If we ask why the Euro currency is in such danger, the answer comes around very rapidly to debt. Greece, Portugal and Ireland all have vast debt crises, sufficiently large for fears to be quite realistic about the collapse of the Euro currency across the entire Eurozone. Markets deal mainly in short-term speculation and, as a result, this prospect of financial turmoil continuing and, potentially worsening to a terminal degree, has sent markets into freefall. Normally, the banks would be willing to step in but many, if not all o some degree, are themselves exposed with their own very significant liabilities in debt laden nations. Because the news coverage is instant and possibly because there is a need to feed the 24/7 news coverage machine, consumers have not been protected from the knowledge that a double dip recession, which is a recession followed by a short-lived recovery, followed by another recession, would put both their jobs and, as a result, their homes in danger so they, quite understandably, are reluctant to spend and are racing to pay off their own personal debts.

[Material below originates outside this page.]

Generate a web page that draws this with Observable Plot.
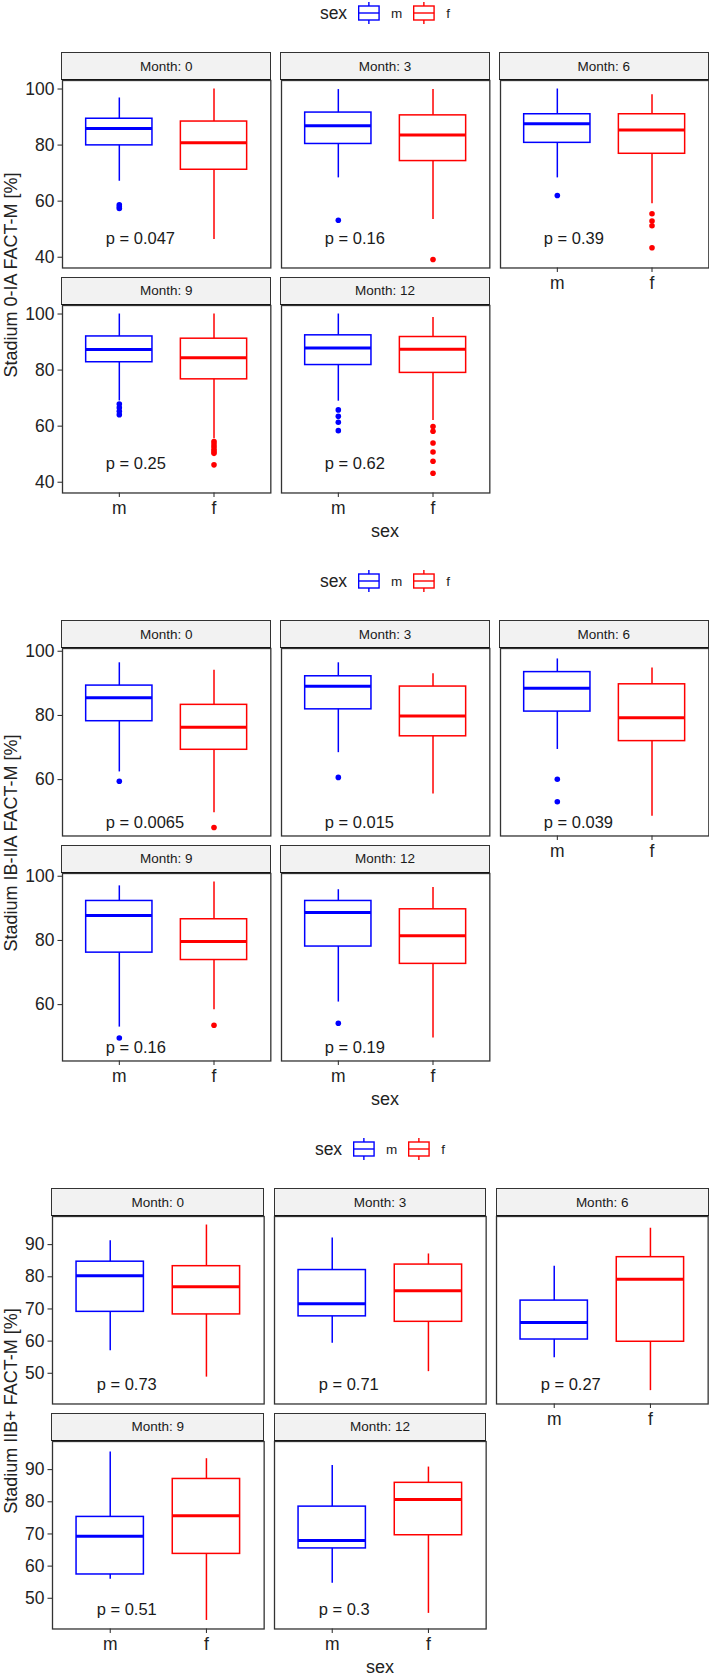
<!DOCTYPE html>
<html>
<head>
<meta charset="utf-8">
<script src="https://cdn.jsdelivr.net/npm/d3@7"></script>
<script src="https://cdn.jsdelivr.net/npm/@observablehq/plot@0.6"></script>
<style>
  body { margin: 0; background: #fff; font-family: "Liberation Sans", Arial, sans-serif; color: #222; }
  #root { position: relative; width: 709px; height: 1675px; overflow: hidden; }
  .abs { position: absolute; }
  .strip { position: absolute; box-sizing: border-box; background: #f2f2f2; border: 1.3px solid #333;
           border-bottom: 1.6px solid #111; font-size: 13.5px; color: #1a1a1a;
           display: flex; align-items: center; justify-content: center; }
  .legend { position: absolute; display: flex; align-items: center; transform: translate(-50%, -50%);
            font-size: 13.5px; white-space: nowrap; }
  .legend .title { font-size: 17.5px; margin-right: 11px; }
  .legend svg { display: block; margin-right: 11px; }
  .legend .lab { margin-right: 11px; }
  .ytitle { position: absolute; font-size: 18px; line-height: 1; white-space: nowrap;
            transform: translate(-50%, -50%) rotate(-90deg); }
  .xtitle { position: absolute; font-size: 18px; transform: translate(-50%, -50%); }
</style>
</head>
<body>
<div id="root"></div>
<script>
// Faceted box plots of FACT-M scores by sex and follow-up month, one block per stage.
const months = [0, 3, 6, 9, 12];
const sexes = ["m", "f"];
const sexColors = ["#0000ff", "#ff0000"];

// Box statistics per month: [lower whisker, Q1, median, Q3, upper whisker]
const stage1Title = "Stadium 0-IA FACT-M [%]";
const stage1Male = [
  [67.1, 79.9, 85.9, 89.4, 96.8],
  [68.3, 80.4, 86.9, 91.6, 99.8],
  [68.3, 80.8, 87.6, 91.0, 100],
  [69.0, 82.8, 87.3, 92.0, 100],
  [68.9, 81.8, 87.9, 92.4, 100]
];
const stage1Female = [
  [46.3, 71.2, 80.8, 88.4, 100],
  [53.5, 74.3, 83.6, 90.6, 99.8],
  [59.1, 76.9, 85.4, 91.0, 98.0],
  [55.5, 76.7, 84.4, 91.2, 100],
  [62.0, 79.0, 87.4, 91.8, 98.8]
];
const stage1MaleOutliers = [[57.4, 58.0, 58.7], [53.2], [62.0], [67.9, 66.6, 65.3, 64.1], [65.8, 63.5, 61.4, 58.4]];
const stage1FemaleOutliers = [[], [39.2], [55.5, 52.9, 51.2, 43.4], [54.5, 53.6, 52.7, 51.8, 51.0, 50.3, 46.2], [59.9, 58.2, 54.0, 50.8, 47.5, 43.2]];
const stage1P = ["0.047", "0.16", "0.39", "0.25", "0.62"];
const stage1Ticks = [40, 60, 80, 100];

const stage2Title = "Stadium IB-IIA FACT-M [%]";
const stage2Male = [
  [62.4, 78.2, 85.5, 89.3, 96.4],
  [68.4, 81.9, 89.1, 92.2, 96.4],
  [69.4, 81.2, 88.5, 93.5, 97.6],
  [53.0, 76.2, 87.8, 92.3, 97.0],
  [60.8, 78.1, 88.7, 92.3, 95.8]
];
const stage2Female = [
  [49.7, 69.3, 76.3, 83.3, 94.1],
  [55.5, 73.5, 79.8, 89.0, 93.0],
  [48.6, 72.0, 79.3, 89.7, 94.8],
  [58.4, 73.9, 79.7, 86.6, 98.2],
  [49.6, 72.7, 81.5, 89.7, 96.5]
];
const stage2MaleOutliers = [[59.5], [60.7], [60.1, 53.1], [49.6], [54.2]];
const stage2FemaleOutliers = [[45.1], [], [], [53.6], []];
const stage2P = ["0.0065", "0.015", "0.039", "0.16", "0.19"];
const stage2Ticks = [60, 80, 100];

const stage3Title = "Stadium IIB+ FACT-M [%]";
const stage3Male = [
  [57.0, 69.1, 80.3, 84.7, 91.2],
  [59.3, 67.7, 71.6, 82.1, 92.1],
  [54.8, 60.5, 65.8, 72.6, 83.3],
  [55.9, 57.4, 69.3, 75.3, 95.5],
  [54.7, 65.5, 68.0, 78.5, 91.3]
];
const stage3Female = [
  [48.8, 68.3, 76.9, 83.3, 96.1],
  [50.5, 66.0, 75.7, 83.8, 87.1],
  [44.6, 59.8, 79.2, 86.1, 95.1],
  [43.1, 63.8, 75.7, 87.1, 93.4],
  [45.3, 69.6, 80.7, 85.9, 90.8]
];
const stage3MaleOutliers = [[], [], [], [], []];
const stage3FemaleOutliers = [[], [], [], [], []];
const stage3P = ["0.73", "0.71", "0.27", "0.51", "0.3"];
const stage3Ticks = [50, 60, 70, 80, 90];

// Height at which the p-value annotation sits, in score units
const pLabelY = 46.5;

const stages = [
  {title: stage1Title, male: stage1Male, female: stage1Female, maleOut: stage1MaleOutliers, femaleOut: stage1FemaleOutliers, p: stage1P, ticks: stage1Ticks, left: 62},
  {title: stage2Title, male: stage2Male, female: stage2Female, maleOut: stage2MaleOutliers, femaleOut: stage2FemaleOutliers, p: stage2P, ticks: stage2Ticks, left: 62},
  {title: stage3Title, male: stage3Male, female: stage3Female, maleOut: stage3MaleOutliers, femaleOut: stage3FemaleOutliers, p: stage3P, ticks: stage3Ticks, left: 52}
];

// Layout of one block (pixels)
const blockHeight = 568;
const rightEdge = 708;
const colGap = 10.5;
const stripH = 28;
const panelH = 187.5;
const rowPanelTop = [80, 304.5];
const legendY = 13;
const xTitleY = 531;
const axisFont = "17.5px";

const root = document.getElementById("root");

function el(cls, styles, html) {
  const d = document.createElement("div");
  if (cls) d.className = cls;
  Object.assign(d.style, styles || {});
  if (html != null) d.innerHTML = html;
  root.appendChild(d);
  return d;
}

function keyGlyph(color) {
  return `<svg width="22" height="22" viewBox="0 0 22 22">
    <line x1="11" x2="11" y1="0" y2="22" stroke="${color}" stroke-width="1.4"/>
    <rect x="0.8" y="4" width="20.4" height="14" fill="white" stroke="${color}" stroke-width="1.4"/>
    <line x1="0.8" x2="21.2" y1="11" y2="11" stroke="${color}" stroke-width="1.4"/>
  </svg>`;
}

stages.forEach((st, si) => {
  const top0 = si * blockHeight;
  const panelW = (rightEdge - st.left - 2 * colGap) / 3;
  const colX = [0, 1, 2].map(c => st.left + c * (panelW + colGap));
  const centerX = (st.left + rightEdge) / 2;

  // y extent shared by all panels of this block, expanded by 5% like ggplot
  const all = [...st.male.flat(), ...st.female.flat(), ...st.maleOut.flat(), ...st.femaleOut.flat()];
  const lo = d3.min(all), hi = d3.max(all), pad = (hi - lo) * 0.05;
  const yDomain = [lo - pad, hi + pad];

  // legend
  el("legend", {left: centerX + "px", top: (top0 + legendY) + "px"},
    `<span class="title">sex</span>${keyGlyph(sexColors[0])}<span class="lab">${sexes[0]}</span>${keyGlyph(sexColors[1])}<span class="lab" style="margin-right:0">${sexes[1]}</span>`);

  // y axis title spanning both rows
  const yMid = top0 + (rowPanelTop[0] - stripH + rowPanelTop[1] + panelH) / 2 + 3;
  el("ytitle", {left: "10.5px", top: yMid + "px"}, st.title);

  // x axis title
  el("xtitle", {left: centerX + "px", top: (top0 + xTitleY) + "px"}, "sex");

  months.forEach((month, k) => {
    const row = k < 3 ? 0 : 1, col = k % 3;
    const showY = col === 0;
    const showX = row === 1 || col === 2;
    const px = colX[col];
    const py = top0 + rowPanelTop[row];

    // facet strip
    el("strip", {left: (px - 0.65) + "px", top: (py - stripH) + "px", width: (panelW + 1.3) + "px", height: stripH + "px"},
      `Month: ${month}`);

    const boxes = sexes.map((s, i) => {
      const v = (i ? st.female : st.male)[k];
      return {sex: s, lo: v[0], q1: v[1], med: v[2], q3: v[3], hi: v[4]};
    });
    const outliers = sexes.flatMap((s, i) => (i ? st.femaleOut : st.maleOut)[k].map(v => ({sex: s, v})));
    const pLabel = [{sex: sexes[0], y: pLabelY, label: `p = ${st.p[k]}`}];

    const ml = showY ? st.left : 0;
    const mb = showX ? 34 : 0;
    const chart = Plot.plot({
      width: ml + panelW,
      height: panelH + mb,
      marginLeft: ml, marginRight: 0, marginTop: 0, marginBottom: mb,
      style: {fontSize: axisFont, fontFamily: "'Liberation Sans', Arial, sans-serif", color: "#222", overflow: "visible", background: "transparent"},
      x: {type: "band", domain: sexes, paddingInner: 0.3, paddingOuter: 0.25, round: false,
          axis: showX ? "bottom" : null, tickSize: 4.5, tickPadding: 4, label: null},
      y: {domain: yDomain, nice: false, axis: showY ? "left" : null, ticks: st.ticks,
          tickSize: 4.5, tickPadding: 3.5, label: null},
      color: {domain: sexes, range: sexColors},
      marks: [
        Plot.ruleX(boxes, {x: "sex", y1: "lo", y2: "hi", stroke: "sex", strokeWidth: 1.5}),
        Plot.barY(boxes, {x: "sex", y1: "q1", y2: "q3", fill: "white", stroke: "sex", strokeWidth: 1.5}),
        Plot.tickY(boxes, {x: "sex", y: "med", stroke: "sex", strokeWidth: 3}),
        Plot.dot(outliers, {x: "sex", y: "v", fill: "sex", r: 2.8}),
        Plot.text(pLabel, {x: "sex", y: "y", text: "label", textAnchor: "start", dx: -13.5, fontSize: 16.5, fill: "#1a1a1a"}),
        Plot.frame({stroke: "#333", strokeWidth: 1.3})
      ]
    });
    const wrap = el("abs", {left: (px - ml) + "px", top: py + "px", width: (ml + panelW) + "px", height: (panelH + mb) + "px"});
    wrap.appendChild(chart);
  });
});
</script>
</body>
</html>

Even though the economy has been in recession for two years, the average household has been marginally better off over this period, although they might not have actually felt it. Interest rates have been bumping along the bottom which has, in turn, caused mortgage rates to fall, cutting the cost of the biggest monthly outgoing for most families. Last year and contrary to expectation, a strong stock market rally gave the kiss of life to many people's pensions and investments. Certainly, prices have risen dramatically for energy and food and, in these terms, many families are already feeling the pinch but, so far, it is only people who have lost their jobs, or had their hours or pay cut, who have felt the full pain of this recession. And while unemployment has risen, it has not reached the numbers that many of us, who had seen other depressions, might have predicted

However, all this could soon change. UK plc’s finances are tenuous at best, and there are fears that the Government’s spending cuts together with job losses in the public sector could prejudice consumer spending, tipping our fragile recovery into a double-dip recession. Until now, the risk of most job losses had been in the public sector who will need to worry about their jobs but if the economy worsens with a slide into further recession, many companies in the private sector may also be looking to lay off staff.

Michael Dicks, the chief economist at Barclays Wealth, said: "On balance we think the fiscal tightening will take the edge off the recovery rather than completely wrecking it. But a double-dip scenario cannot be ruled out."

Those working in the public sector are already aware of the scale of potential cuts in the nation’s publically funded work force. Even if things don’t turn out to be quite as bleak as has been forecast, most public sector employees face pay freezes, benefit cuts and widespread job losses. For many, it is going to feel like a recession whether technically our economy ticks the right boxes or not.